To: Katelew who wrote (130499)2/8/2010 7:48:43 PM
From: Lane3  Respond to of 542043
 
Me: And that I have to go to an inconvenient hospital for my colonoscopy.

You: Then whip out your checkbook and pay for it yourself.
Pay enough and you can have the procedure done in the convenience of your own home.


Kate, we already had this discussion. I don't intend a repeat performance.

No, I can't whip out my checkbook and have it done anywhere but a hospital. I do not have that choice. It is against the law to perform the procedure on someone of Medicare age outside a hospital. So, I can choose to have it in the hospital, go somewhere even more inconvenient, Costa Rica maybe, to avoid the inconvenience of the hospital, or not have it at all. My home and Dupont Circle aren't options.

We aren't forced into Medicare....anyone can opt out.

Not really. There are Medicare policies that apply to anyone over 65 regardless.

But you complained that Medicare doesn't cover annual physicals, shingles vaccinations, and multiple heart scans. So which is it? Do you want more coverage or less coverage?
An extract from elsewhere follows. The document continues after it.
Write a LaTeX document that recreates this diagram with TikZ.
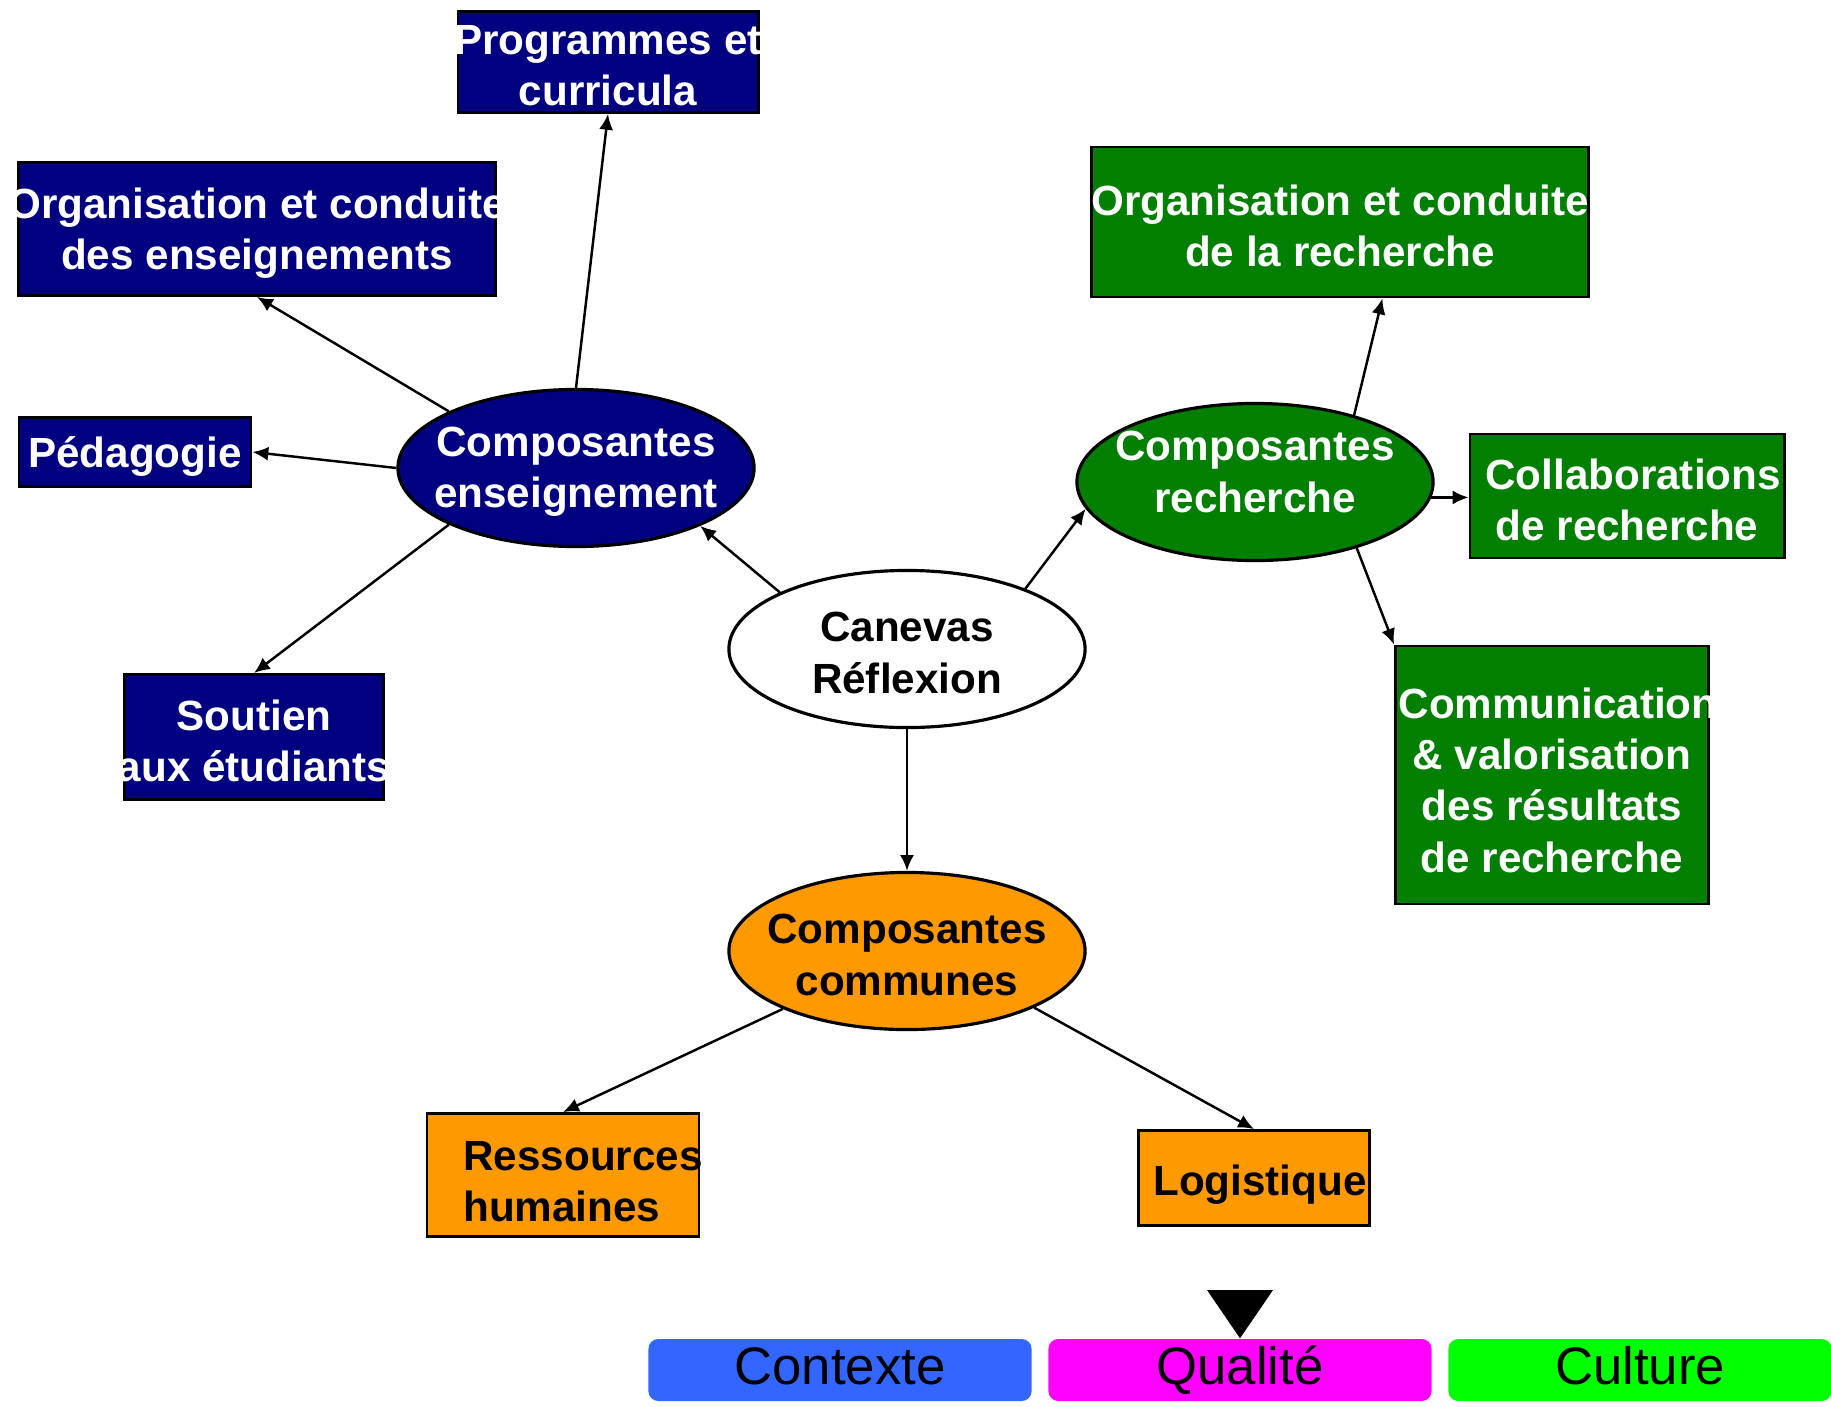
\documentclass[tikz,border=0pt]{standalone}
\usepackage{fontspec}
\setmainfont{Liberation Sans}
\usetikzlibrary{arrows.meta,shapes.geometric}
\definecolor{navyfill}{HTML}{000080}
\definecolor{greenfill}{HTML}{007F00}
\definecolor{orangefill}{HTML}{FF9900}
\definecolor{contextefill}{HTML}{3366FF}
\definecolor{qualitefill}{HTML}{FF00FF}
\definecolor{culturefill}{HTML}{00FF00}
\newcommand{\fitln}[2][-0.04cm]{\makebox[0pt]{\raisebox{#1}[\height][\depth]{#2}}}

\begin{document}
\begin{tikzpicture}[x=0.01cm, y=-0.01cm,
	boxtxt/.style={font=\bfseries\fontsize{12}{14.6}\selectfont, align=center},
	navybox/.style={boxtxt, draw=black, line width=0.8pt, fill=navyfill, text=white, inner sep=0pt},
	greenbox/.style={boxtxt, draw=black, line width=0.8pt, fill=greenfill, text=white, inner sep=0pt},
	orangebox/.style={boxtxt, draw=black, line width=0.8pt, fill=orangefill, text=black, inner sep=0pt},
	oval/.style={boxtxt, ellipse, draw=black, line width=0.9pt, inner sep=0pt, minimum width=3.56cm, minimum height=1.57cm},
	bar/.style={rounded corners=0.1cm, minimum width=3.83cm, minimum height=0.62cm, inner sep=0pt, text=black, text height=11pt, text depth=3pt, font=\fontsize{15}{18}\selectfont},
	link/.style={-{Latex[length=4.5pt,width=4pt]}, line width=0.7pt}]
			%%%%% START %%%%%
			\useasboundingbox (0,0) rectangle (1831,1406);
			
			% centre
			\node[oval, fill=white] (can) at (907,649) {\fitln{Canevas}\\\fitln{Réflexion}};
			
			% enseignement
			\node[oval, fill=navyfill, text=white] (ce) at (576,468) {\fitln{Composantes}\\\fitln{enseignement}};
			\node[navybox, minimum width=3.00cm, minimum height=1.01cm] (prog) at (608,62) {\fitln{Programmes et}\\\fitln{curricula}};
			\node[navybox, minimum width=4.77cm, minimum height=1.33cm] (orgens) at (257,229) {\fitln{Organisation et conduite}\\\fitln{des enseignements}};
			\node[navybox, minimum width=2.32cm, minimum height=0.69cm] (ped) at (135,452) {\fitln{Pédagogie}};
			\node[navybox, minimum width=2.59cm, minimum height=1.25cm] (sout) at (254,737) {\fitln{Soutien}\\\fitln{aux étudiants}};
			
			% recherche
			\node[oval, fill=greenfill, text=white] (cr) at (1255,482) {\fitln[0.1cm]{Composantes}\\\fitln[0.1cm]{recherche}};
			\node[greenbox, minimum width=4.96cm, minimum height=1.50cm] (orgrech) at (1340,222) {\fitln{Organisation et conduite}\\\fitln{de la recherche}};
			\node[greenbox, minimum width=3.14cm, minimum height=1.24cm] (collab) at (1627,496) {\fitln{\hspace*{0.12cm}Collaborations}\\\fitln{de recherche}};
			\node[greenbox, minimum width=3.13cm, minimum height=2.58cm] (comm) at (1552,775) {\fitln[-0.05cm]{\hspace*{0.12cm}Communication}\\\fitln[-0.05cm]{\& valorisation}\\\fitln[-0.05cm]{des résultats}\\\fitln[-0.05cm]{de recherche}};
			
			% communes
			\node[oval, fill=orangefill] (cc) at (907,951) {\fitln{Composantes}\\\fitln{communes}};
			\node[orangebox, minimum width=2.72cm, minimum height=1.23cm] (res) at (563,1175) {\fitln[-0.11cm]{\hspace*{0.4cm}\begin{tabular}{@{}l@{}}Ressources\\humaines\end{tabular}}};
			\node[orangebox, minimum width=2.31cm, minimum height=0.95cm] (logi) at (1254,1178) {\fitln[-0.07cm]{\hspace*{0.12cm}Logistique}};
			
			% liens
			\draw[link] (can.156) -- (ce.335);
			\draw[link] (can.27) -- (cr.189);
			\draw[link] (can.south) -- (cc.north);
			
			\draw[link] (ce.north) -- (prog.south);
			\draw[link] (ce.156) -- (orgens.south);
			\draw[link] (ce.west) -- (ped.east);
			\draw[link] (ce.204) -- (sout.north);
			
			\draw[link] (cr.34) -- (orgrech.299);
			\draw[link] (cr.-5) -- (cr.-5 -| collab.west);
			\draw[link] (cr.327) -- (comm.north west);
			
			\draw[link] (cc.205) -- (res.north);
			\draw[link] (cc.336) -- (logi.north);
			
			% bandeau du bas
			\node[bar, fill=contextefill] (ctx) at (840,1370) {Contexte};
			\node[bar, fill=qualitefill] (qual) at (1240,1370) {Qualité};
			\node[bar, fill=culturefill] (cult) at (1640,1370) {Culture};
			\fill[black] (1207,1290) -- (1273,1290) -- (qual.north) -- cycle;
			%%%%% END %%%%%
\end{tikzpicture}
\end{document}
One more time--that's not a complaint about my coverage. It's an illustration of a public policy point. Personally, as I said before, I am pretty much indifferent to what it covers for me. What it doesn't cover, Blue Cross usually does. And what it doesn't, I do. I got my shingles vaccination and my heart scan, and I don't see the utility of an annual physical.

This isn't about me.

I don't mean to be ugly, but the nature of your complaints makes me think that you are the one with the rose-colored glasses...

I don't mean to be ugly, but you just aren't paying attention.
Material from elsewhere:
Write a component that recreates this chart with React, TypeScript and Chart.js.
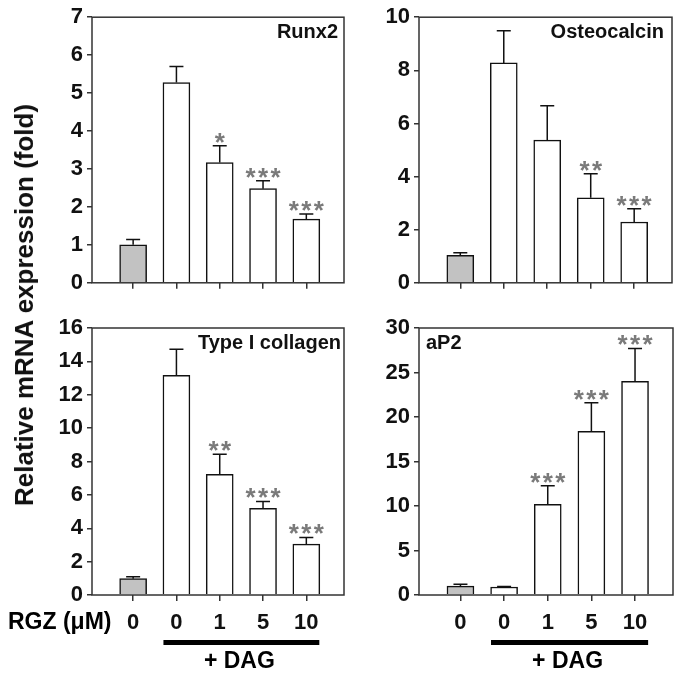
import React, { useEffect, useRef } from 'react';
import { Chart, registerables } from 'chart.js';

Chart.register(...registerables);

const FONT = '"Liberation Sans", Arial, Helvetica, sans-serif';

// RGZ dose categories (first = control without DAG, rest = + DAG)
const rgzDoses = ['0', '0', '1', '5', '10'];

const runx2Values = [1.0, 5.28, 3.17, 2.48, 1.68];
const runx2Errors = [0.14, 0.42, 0.44, 0.21, 0.13];
const runx2Stars = ['', '', '*', '***', '***'];

const osteocalcinValues = [1.03, 8.28, 5.37, 3.2, 2.29];
const osteocalcinErrors = [0.1, 1.21, 1.3, 0.91, 0.5];
const osteocalcinStars = ['', '', '', '**', '***'];

const collagenValues = [0.98, 13.17, 7.23, 5.19, 3.05];
const collagenErrors = [0.12, 1.56, 1.21, 0.42, 0.4];
const collagenStars = ['', '', '**', '***', '***'];

const ap2Values = [1.0, 0.9, 10.2, 18.4, 24.0];
const ap2Errors = [0.2, 0.05, 2.07, 3.2, 3.7];
const ap2Stars = ['', '', '***', '***', '***'];

type PanelProps = {
  title: string;
  titleAlign: 'left' | 'right';
  titleInset: number;
  values: number[];
  errors: number[];
  stars: string[];
  yMax: number;
  yStep: number;
  left: number;
  top: number;
  width: number;
  height: number;
  area: { left: number; top: number; right: number; bottom: number };
  showX: boolean;
  showRgz: boolean;
};

function Panel(p: PanelProps) {
  const ref = useRef<HTMLCanvasElement | null>(null);
  useEffect(() => {
    if (!ref.current) return;
    const yAxisWidth = p.area.left;
    const xAxisHeight = p.height - p.area.bottom;
    const overlay = {
      id: 'overlay',
      afterDatasetsDraw(chart: any) {
        const ctx = chart.ctx as CanvasRenderingContext2D;
        const xs = chart.scales.x;
        const ys = chart.scales.y;
        const ca = chart.chartArea;
        ctx.save();
        // error bars
        ctx.strokeStyle = '#111';
        ctx.lineWidth = 1.5;
        p.values.forEach((v, i) => {
          const x = xs.getPixelForValue(i);
          const yb = ys.getPixelForValue(v);
          const yt = ys.getPixelForValue(v + p.errors[i]);
          ctx.beginPath();
          ctx.moveTo(x, yb);
          ctx.lineTo(x, yt);
          ctx.moveTo(x - 7, yt);
          ctx.lineTo(x + 7, yt);
          ctx.stroke();
          const s = p.stars[i];
          if (s) {
            ctx.fillStyle = '#7a7a7a';
            ctx.font = `bold 26px ${FONT}`;
            ctx.textAlign = 'center';
            ctx.textBaseline = 'alphabetic';
            const n = s.length;
            const cy = yt - 11;
            for (let k = 0; k < n; k++) {
              const sx = x + (k - (n - 1) / 2) * 12.5;
              ctx.fillText('*', sx, cy + 16);
            }
          }
        });
        // frame
        ctx.strokeStyle = '#333';
        ctx.lineWidth = 1.5;
        ctx.strokeRect(ca.left, ca.top, ca.right - ca.left, ca.bottom - ca.top);
        // title
        ctx.fillStyle = '#111';
        ctx.font = `bold 20px ${FONT}`;
        ctx.textBaseline = 'alphabetic';
        if (p.titleAlign === 'right') {
          ctx.textAlign = 'right';
          ctx.fillText(p.title, ca.right - p.titleInset, ca.top + 21);
        } else {
          ctx.textAlign = 'left';
          ctx.fillText(p.title, ca.left + p.titleInset, ca.top + 21);
        }
        if (p.showX) {
          // + DAG bar
          const x0 = xs.getPixelForValue(0.7);
          const x1 = xs.getPixelForValue(4.3);
          ctx.fillStyle = '#000';
          ctx.fillRect(x0, ca.bottom + 45, x1 - x0, 5);
          ctx.font = `bold 23px ${FONT}`;
          ctx.textAlign = 'center';
          ctx.textBaseline = 'middle';
          ctx.fillText('+ DAG', (x0 + x1) / 2 - 2, ca.bottom + 67);
          if (p.showRgz) {
            ctx.textAlign = 'right';
            ctx.fillText('RGZ (\u03bcM)', xs.getPixelForValue(-0.5), ca.bottom + 28);
          }
        }
        ctx.restore();
      },
    };
    const chart = new Chart(ref.current, {
      type: 'bar',
      data: {
        datasets: [
          {
            data: p.values.map((v, i) => ({ x: i, y: v })),
            backgroundColor: p.values.map((_, i) => (i === 0 ? '#c2c2c2' : '#ffffff')),
            borderColor: '#111',
            borderWidth: 1.5,
            borderSkipped: 'bottom',
            barThickness: 27,
          },
        ],
      },
      options: {
        animation: false,
        responsive: false,
        devicePixelRatio: 1,
        layout: {
          padding: { left: 0, top: p.area.top, right: p.width - p.area.right, bottom: 0 },
        },
        plugins: { legend: { display: false }, tooltip: { enabled: false }, title: { display: false } },
        scales: {
          x: {
            type: 'linear',
            offset: false,
            min: -0.95,
            max: 4.87,
            afterBuildTicks: (s: any) => {
              s.ticks = rgzDoses.map((_, i) => ({ value: i }));
            },
            afterFit: (s: any) => {
              s.height = xAxisHeight;
            },
            border: { display: false },
            grid: { offset: false, drawOnChartArea: false, drawTicks: true, tickLength: 6, color: '#333', lineWidth: 1.5 },
            ticks: {
              display: p.showX,
              autoSkip: false,
              maxRotation: 0,
              padding: 9,
              color: '#111',
              font: { family: FONT, size: 22, weight: 'bold' },
              callback: (_v: any, idx: number) => rgzDoses[idx],
            },
          },
          y: {
            type: 'linear',
            min: 0,
            max: p.yMax,
            afterFit: (s: any) => {
              s.width = yAxisWidth;
            },
            border: { display: false },
            grid: { drawOnChartArea: false, drawTicks: true, tickLength: 5, color: '#333', lineWidth: 1.5 },
            ticks: {
              stepSize: p.yStep,
              padding: 4,
              color: '#111',
              font: { family: FONT, size: 22, weight: 'bold' },
            },
          },
        },
      },
      plugins: [overlay],
    } as any);
    return () => chart.destroy();
  }, []);
  return (
    <canvas
      ref={ref}
      width={p.width}
      height={p.height}
      style={{ position: 'absolute', left: p.left, top: p.top, width: p.width, height: p.height, display: 'block' }}
    />
  );
}

export default function App() {
  return (
    <div style={{ position: 'absolute', left: 0, top: 0, width: 679, height: 675, background: '#fff', overflow: 'hidden' }}>
      <Panel
        title="Runx2" titleAlign="right" titleInset={6}
        values={runx2Values} errors={runx2Errors} stars={runx2Stars}
        yMax={7} yStep={1}
        left={0} top={0} width={350} height={300}
        area={{ left: 92, top: 16, right: 344, bottom: 284 }}
        showX={false} showRgz={false}
      />
      <Panel
        title="Osteocalcin" titleAlign="right" titleInset={8}
        values={osteocalcinValues} errors={osteocalcinErrors} stars={osteocalcinStars}
        yMax={10} yStep={2}
        left={350} top={0} width={329} height={300}
        area={{ left: 69, top: 16, right: 322, bottom: 284 }}
        showX={false} showRgz={false}
      />
      <Panel
        title="Type I collagen" titleAlign="right" titleInset={3}
        values={collagenValues} errors={collagenErrors} stars={collagenStars}
        yMax={16} yStep={2}
        left={0} top={300} width={350} height={375}
        area={{ left: 92, top: 28, right: 344, bottom: 295 }}
        showX={true} showRgz={true}
      />
      <Panel
        title="aP2" titleAlign="left" titleInset={7}
        values={ap2Values} errors={ap2Errors} stars={ap2Stars}
        yMax={30} yStep={5}
        left={350} top={300} width={329} height={375}
        area={{ left: 69, top: 28, right: 323, bottom: 295 }}
        showX={true} showRgz={false}
      />
      <div
        style={{
          position: 'absolute',
          left: 24,
          top: 305,
          transform: 'translate(-50%, -50%) rotate(-90deg)',
          whiteSpace: 'nowrap',
          fontFamily: FONT,
          fontWeight: 'bold',
          fontSize: 26,
          color: '#111',
          lineHeight: 1,
        }}
      >
        Relative mRNA expression (fold)
      </div>
    </div>
  );
}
Perhaps my use of personal anecdotes and personal experiences with Medicare to illustrate what are public policy arguments has caused you to think I'm complaining about my coverage and to refuse to believe my protestations to the contrary. Nonetheless, I am not complaining. I am arguing from a public policy perspective that, while Medicare is an OK system for its purpose, it has features that make it an imperfect model for a broader system.